While going full-throttle into the cloud isn’t necessary to go digital, “but it can help in a couple of ways,” he explains. “One is to fund the digital effort by reducing costs and using the savings as a capital fund. The other would be to share target models and experiments across many regions, divisions and departments especially in large-scoped efforts.”

While the cloud often offers a path of least resistance, "some balk at running their crucial and differentiating processes and applications on someone else's computer," Sinur observes. "When critical data, policies, rules and practices are somewhere else, some organizations want to phase cloud in slowly. Once confidence can be established a private cloud solution could go public. Many times cloud solutions offer a way to try things in a separate experimental sandbox without impact on traditional production outcomes."

The key to evolving to digital channels, processes and analytics isn't entirely in the technology one chooses -- through it helps, as Sinur also explains -- but is more an outcome of an organization's readiness and willingness to embrace a digital mindset. “There’s a couple of things you have to do. One is you have to take a good look at yourself,” he relates. “That means you have to change your culture, goals and principles.”

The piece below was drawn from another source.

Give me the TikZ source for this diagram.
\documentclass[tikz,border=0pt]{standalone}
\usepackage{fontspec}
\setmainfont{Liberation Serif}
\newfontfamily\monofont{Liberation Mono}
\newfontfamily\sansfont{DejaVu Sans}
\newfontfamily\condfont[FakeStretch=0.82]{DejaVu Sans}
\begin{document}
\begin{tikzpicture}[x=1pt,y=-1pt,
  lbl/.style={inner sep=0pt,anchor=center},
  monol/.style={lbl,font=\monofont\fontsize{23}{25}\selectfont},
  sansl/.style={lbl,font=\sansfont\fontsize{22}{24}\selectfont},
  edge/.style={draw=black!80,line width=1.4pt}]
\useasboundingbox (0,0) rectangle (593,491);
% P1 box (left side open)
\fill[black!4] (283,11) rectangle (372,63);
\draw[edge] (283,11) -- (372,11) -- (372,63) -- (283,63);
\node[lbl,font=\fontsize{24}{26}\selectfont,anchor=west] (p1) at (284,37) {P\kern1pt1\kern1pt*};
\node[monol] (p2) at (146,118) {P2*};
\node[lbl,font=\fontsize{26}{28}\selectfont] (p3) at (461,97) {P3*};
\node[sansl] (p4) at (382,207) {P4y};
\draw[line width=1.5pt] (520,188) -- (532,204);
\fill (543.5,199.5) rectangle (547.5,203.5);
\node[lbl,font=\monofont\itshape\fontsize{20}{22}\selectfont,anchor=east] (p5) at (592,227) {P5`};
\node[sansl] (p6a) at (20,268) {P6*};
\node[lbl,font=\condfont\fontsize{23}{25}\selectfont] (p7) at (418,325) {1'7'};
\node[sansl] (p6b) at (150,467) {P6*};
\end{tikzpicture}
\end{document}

Digital is a long-term evolution, not an overnight project, Sinur cautions. Sinur says he sees different approaches among organizations "under duress" -- meaning they face a disruptive digital competitor -- versus those in less-competitive situations. The under-duress enterprises tend to attempt big-bang approaches, which are fraught with risk. “The big bang doesn’t work unless you’re under duress," he states. "You start with a large gulp and take a piece at a time. It’s a lot like eating an elephant a bite at a time." Instead, he urges an incremental approach, with rapid development. "Add a rad approach to that and you can cycle through very quickly. “

There are three distinct goals to any digital effort, and Sinur says he sees a common pattern among the organizations with which he's worked. The first goal is "to have a better customer experience -- not about customer relationship management, but about the overall feeling that the customer has. They have control; they feel they can get things done."

The second goal is around operational efficiency and operational excellence -- "the idea of getting more with less," Sinur continues. Often, this is how digital transformation gets funded as well -- the money saved by digitizing goes to building new digital channels and applications.

The third goal of digital transformation-- seen among more advanced efforts, or among upstarts -- is to create new digital services and products.

(Disclosure: Software AG assisted me with travel expenses to the CeBIT event.)